Un mandat de trois ans.
A première vue, les deux projets se ressemblent. Mais, entre les lignes, se dessinent deux visions contrastées. Ken Danis défend une conception patrimoniale, conservatrice, du secteur, tandis que Jean-Loup Durousset porte une vision plus entrepreneuriale, ouverte sur l'ensemble du champ médico-social privé. Le premier s'appuie sur son mandat passé : «Trois ans, c'est court. Il m'a fallu plus d'un an pour me faire un carnet d'adresses et un réseau», expose Ken Danis. Le second veut faire table rase du passé. «Il faut un changement. La Fédération n'est pas assez proche du terrain, de nos préoccupations quotidiennes», estime Jean-Loup Durousset.
Qui, des deux candidats, prendra l'avantage ? Chacun a ses partisans. «Ken Danis exerce un pouvoir solitaire, son rapport avec les tutelles et les médecins n'est pas bon», critiquent les uns. «Jean-Loup Durousset est plus jeune, plus rond de contact, mais il manque de relais et d'envergure», objectent d'autres.

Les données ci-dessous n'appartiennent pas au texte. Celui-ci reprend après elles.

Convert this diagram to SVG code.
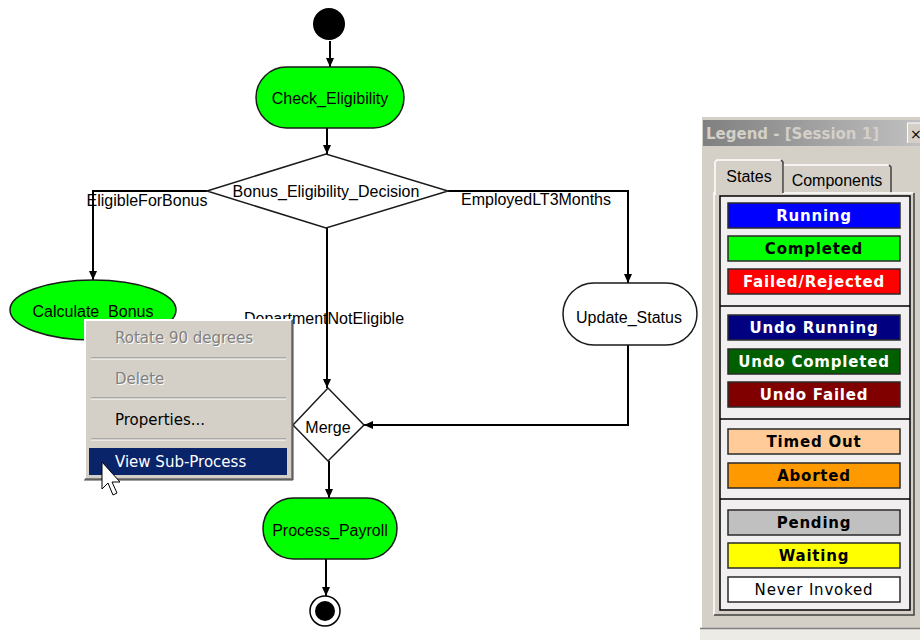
<svg xmlns="http://www.w3.org/2000/svg" width="920" height="640" viewBox="0 0 920 640">
<defs>
<marker id="arr" markerUnits="userSpaceOnUse" markerWidth="10" markerHeight="10" refX="9" refY="5" orient="auto">
<path d="M0,1 L9,5 L0,9 z" fill="#000"/>
</marker>
<linearGradient id="tb" x1="0" y1="0" x2="1" y2="0">
<stop offset="0" stop-color="#808080"/>
<stop offset="1" stop-color="#c0c0c0"/>
</linearGradient>
</defs>
<style>
.lbl{font-family:"Liberation Sans",Arial,sans-serif;font-size:16px;fill:#000}
.node{stroke:#1a1a1a;stroke-width:1.5}
.green{fill:#00ff00}
.white{fill:#fff}
.conn{fill:none;stroke:#000;stroke-width:2;marker-end:url(#arr)}
.menu{font-family:"DejaVu Sans",Tahoma,sans-serif;font-size:15px}
.leg{font-family:"DejaVu Sans",Verdana,sans-serif;font-size:15px;font-weight:bold;letter-spacing:0.8px}
.legn{font-family:"DejaVu Sans",Verdana,sans-serif;font-size:15px;font-weight:normal;letter-spacing:0.8px}
.box{stroke:#2a2a2a;stroke-width:1.5}
</style>
<rect width="920" height="640" fill="#fff"/>

<g id="connectors">
<path class="conn" d="M330,41 V67"/>
<path class="conn" d="M327,128 V154"/>
<path class="conn" d="M207,191 H93 V280"/>
<path class="conn" d="M448,191 H628 V283"/>
<path class="conn" d="M327,228 V388"/>
<path class="conn" d="M628,345 V425 H364"/>
<path class="conn" d="M329,461 V498"/>
<path class="conn" d="M326,559 V596"/>
<text class="lbl" x="147" y="206" text-anchor="middle">EligibleForBonus</text>
<text class="lbl" x="536" y="205" text-anchor="middle">EmployedLT3Months</text>
<text class="lbl" x="324" y="324" text-anchor="middle">DepartmentNotEligible</text>
</g>

<g id="start"><circle cx="329" cy="24" r="16" fill="#000"/></g>

<g id="check_eligibility">
<rect class="node green" x="256" y="67" width="148" height="61" rx="30.5"/>
<text class="lbl" x="330" y="104" text-anchor="middle">Check_Eligibility</text>
</g>

<g id="bonus_decision">
<polygon class="node white" points="207,191 326,154 448,191 326,228"/>
<text class="lbl" x="326" y="197" text-anchor="middle">Bonus_Eligibility_Decision</text>
</g>

<g id="calculate_bonus">
<ellipse class="node green" cx="93" cy="310" rx="83" ry="30"/>
<text class="lbl" x="93" y="317" text-anchor="middle">Calculate_Bonus</text>
</g>

<g id="update_status">
<rect class="node white" x="563" y="283" width="134" height="62" rx="31"/>
<text class="lbl" x="629" y="323" text-anchor="middle">Update_Status</text>
</g>

<g id="merge">
<polygon class="node white" points="293,425 328,388 364,425 328,461"/>
<text class="lbl" x="328" y="433" text-anchor="middle">Merge</text>
</g>

<g id="process_payroll">
<rect class="node green" x="263" y="498" width="134" height="61" rx="30.5"/>
<text class="lbl" x="330" y="536" text-anchor="middle">Process_Payroll</text>
</g>

<g id="end">
<circle cx="325" cy="611" r="15" fill="#fff" stroke="#000" stroke-width="1.5"/>
<circle cx="325" cy="611" r="10" fill="#000"/>
</g>

<g id="context_menu">
<rect x="85" y="320" width="207" height="159" fill="#d4d0c8"/>
<path d="M85,479 V320 H292" fill="none" stroke="#fff" stroke-width="2"/>
<path d="M85,479 H292 V320" fill="none" stroke="#808080" stroke-width="2"/>
<path d="M84,480 H293 V319" fill="none" stroke="#404040" stroke-width="1"/>
<text class="menu" x="116" y="344" fill="#fff">Rotate 90 degrees</text>
<text class="menu" x="115" y="343" fill="#808080">Rotate 90 degrees</text>
<line x1="91" y1="358" x2="286" y2="358" stroke="#808080" stroke-width="1"/>
<line x1="91" y1="359" x2="286" y2="359" stroke="#fff" stroke-width="1"/>
<text class="menu" x="116" y="385" fill="#fff">Delete</text>
<text class="menu" x="115" y="384" fill="#808080">Delete</text>
<line x1="91" y1="398" x2="286" y2="398" stroke="#808080" stroke-width="1"/>
<line x1="91" y1="399" x2="286" y2="399" stroke="#fff" stroke-width="1"/>
<text class="menu" x="115" y="425" fill="#000">Properties...</text>
<line x1="91" y1="439" x2="286" y2="439" stroke="#808080" stroke-width="1"/>
<line x1="91" y1="440" x2="286" y2="440" stroke="#fff" stroke-width="1"/>
<rect x="89" y="448" width="198" height="27" fill="#0a246a"/>
<text class="menu" x="115" y="467" fill="#fff">View Sub-Process</text>
</g>

<g id="cursor">
<polygon points="102,462 102,489 108,483 113,495 117,493 112,482 120,482" fill="#fff" stroke="#000" stroke-width="1"/>
</g>

<g id="legend">
<rect x="700" y="117" width="220" height="512" fill="#d4d0c8"/>
<rect x="700" y="629" width="220" height="11" fill="#ecebe6"/>
<line x1="701" y1="117" x2="701" y2="629" stroke="#fff" stroke-width="2"/>
<line x1="700" y1="628.5" x2="920" y2="628.5" stroke="#808080" stroke-width="1.5"/>
<rect x="703" y="120" width="217" height="26" fill="url(#tb)"/>
<text x="706" y="139" font-family="DejaVu Sans,Tahoma,sans-serif" font-size="15" font-weight="bold" fill="#d4d0c8">Legend - [Session 1]</text>
<rect x="907" y="123" width="14" height="20" fill="#d4d0c8"/>
<line x1="907" y1="123" x2="920" y2="123" stroke="#fff"/>
<line x1="907.5" y1="123" x2="907.5" y2="143" stroke="#fff"/>
<text x="910" y="139" font-family="DejaVu Sans,sans-serif" font-size="14" fill="#000">×</text>

<path d="M783,193 V165 H889 L891,167 V193" fill="#d4d0c8" stroke="none"/>
<path d="M783,193 V165 H889" fill="none" stroke="#fff" stroke-width="1.5"/>
<path d="M889,165 L891,167 V193" fill="none" stroke="#404040" stroke-width="1.5"/>
<text x="837" y="186" text-anchor="middle" font-family="Liberation Sans,Arial,sans-serif" font-size="16" fill="#000">Components</text>

<rect x="714" y="193" width="200" height="422" fill="#d4d0c8"/>
<path d="M714,615 V193 H913" fill="none" stroke="#fff" stroke-width="1.5"/>
<path d="M714,615 H914 V193" fill="none" stroke="#404040" stroke-width="1.5"/>
<path d="M715,195 V162 L717,160 H781 L783,162 V195" fill="#d4d0c8"/>
<path d="M715,195 V162 L717,160 H781" fill="none" stroke="#fff" stroke-width="1.5"/>
<path d="M781,160 L783,162 V193" fill="none" stroke="#404040" stroke-width="1.5"/>
<text x="749" y="182" text-anchor="middle" font-family="Liberation Sans,Arial,sans-serif" font-size="16" fill="#000">States</text>

<rect x="720" y="196" width="190" height="414" fill="#f1efef" stroke="#000" stroke-width="1.5"/>
<line x1="720" y1="306" x2="910" y2="306" stroke="#000" stroke-width="1.5"/>
<line x1="720" y1="419" x2="910" y2="419" stroke="#000" stroke-width="1.5"/>
<line x1="720" y1="499" x2="910" y2="499" stroke="#000" stroke-width="1.5"/>

<rect class="box" x="728" y="203" width="172" height="25" fill="#0000ff"/>
<text class="leg" x="814" y="221" text-anchor="middle" fill="#fff">Running</text>
<rect class="box" x="728" y="236" width="172" height="25" fill="#00ff00"/>
<text class="leg" x="814" y="254" text-anchor="middle" fill="#000">Completed</text>
<rect class="box" x="728" y="269" width="172" height="25" fill="#ff0000"/>
<text class="leg" x="814" y="287" text-anchor="middle" fill="#fff">Failed/Rejected</text>

<rect class="box" x="728" y="315" width="172" height="25" fill="#000080"/>
<text class="leg" x="814" y="333" text-anchor="middle" fill="#fff">Undo Running</text>
<rect class="box" x="728" y="349" width="172" height="25" fill="#006000"/>
<text class="leg" x="814" y="367" text-anchor="middle" fill="#fff">Undo Completed</text>
<rect class="box" x="728" y="382" width="172" height="25" fill="#800000"/>
<text class="leg" x="814" y="400" text-anchor="middle" fill="#fff">Undo Failed</text>

<rect class="box" x="728" y="429" width="172" height="25" fill="#ffcc99"/>
<text class="leg" x="814" y="447" text-anchor="middle" fill="#000">Timed Out</text>
<rect class="box" x="728" y="463" width="172" height="25" fill="#ff9900"/>
<text class="leg" x="814" y="481" text-anchor="middle" fill="#000">Aborted</text>

<rect class="box" x="728" y="510" width="172" height="25" fill="#c0c0c0"/>
<text class="leg" x="814" y="528" text-anchor="middle" fill="#000">Pending</text>
<rect class="box" x="728" y="543" width="172" height="25" fill="#ffff00"/>
<text class="leg" x="814" y="561" text-anchor="middle" fill="#000">Waiting</text>
<rect class="box" x="728" y="577" width="172" height="25" fill="#fff"/>
<text class="legn" x="814" y="595" text-anchor="middle" fill="#000">Never Invoked</text>
</g>
</svg>
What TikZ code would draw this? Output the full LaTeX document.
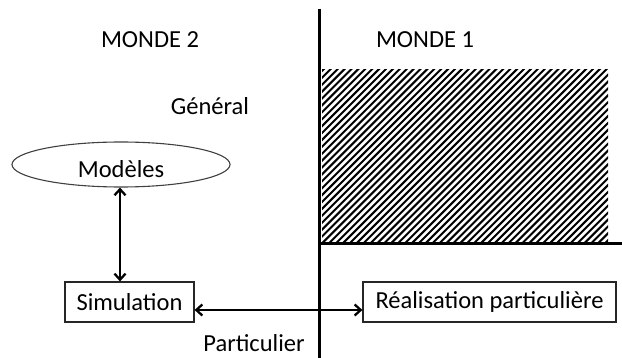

Se lancer dans les prospectives, à deux jours du scrutin, serait hasardeux. Le jeu n'a jamais été aussi ouvert, à en croire le microcosme hospitalier. En juin 2004, lors de la précédente élection à la FHP, les deux hommes se faisaient déjà face : Ken Danis avait été élu avec plus de 60 % des voix. Bénéficiera-t-il de la prime au sortant ? «Ce n'est pas dit, observe un fin connaisseur de la maison FHP. Ken Danis a dans sa liste électorale des gens influents. Mais le positionnement des grands groupes de cliniques aura son importance dans l'issue du scrutin. Générale de Santé, par exemple, considère que la FHP a perdu de son influence: peut-être ne soutiendra-t-elle pas Ken Danis.»
Jean-Loup Durousset confie que la partie sera serrée. Sa candidature, néanmoins, a pris du poids le jour où le troisième candidat déclaré s'est rangé à ses côtés. Gérard Angotti, l'actuel vice-président de la FHP, s'en explique au « Quotidien » : «Je me suis rallié à Jean-Loup Durousset car nous partageons certaines orientations. Et nous sommes d'accord sur le bilan du président sortant, que nous ne trouvons pas bon. Les rapports officiels abondent qui montrent que notre secteur est le plus efficient, mais les pouvoirs publics n'en tiennent pas compte. Nous nous battrons ensemble pour obtenir la reconnaissance de la profession.»
Ken Danis, lui, promet la continuité dans l'action. «J'ai déjà fait un gros effort de communication. Il faut aller plus loin, et changer l'image des cliniques auprès des Français. Notre image n'est pas bonne: cela nous pénalise car nous ne disposons pas d'un poids politique suffisant lorsque nous négocions». Fin du suspense dans quarante-huit heures.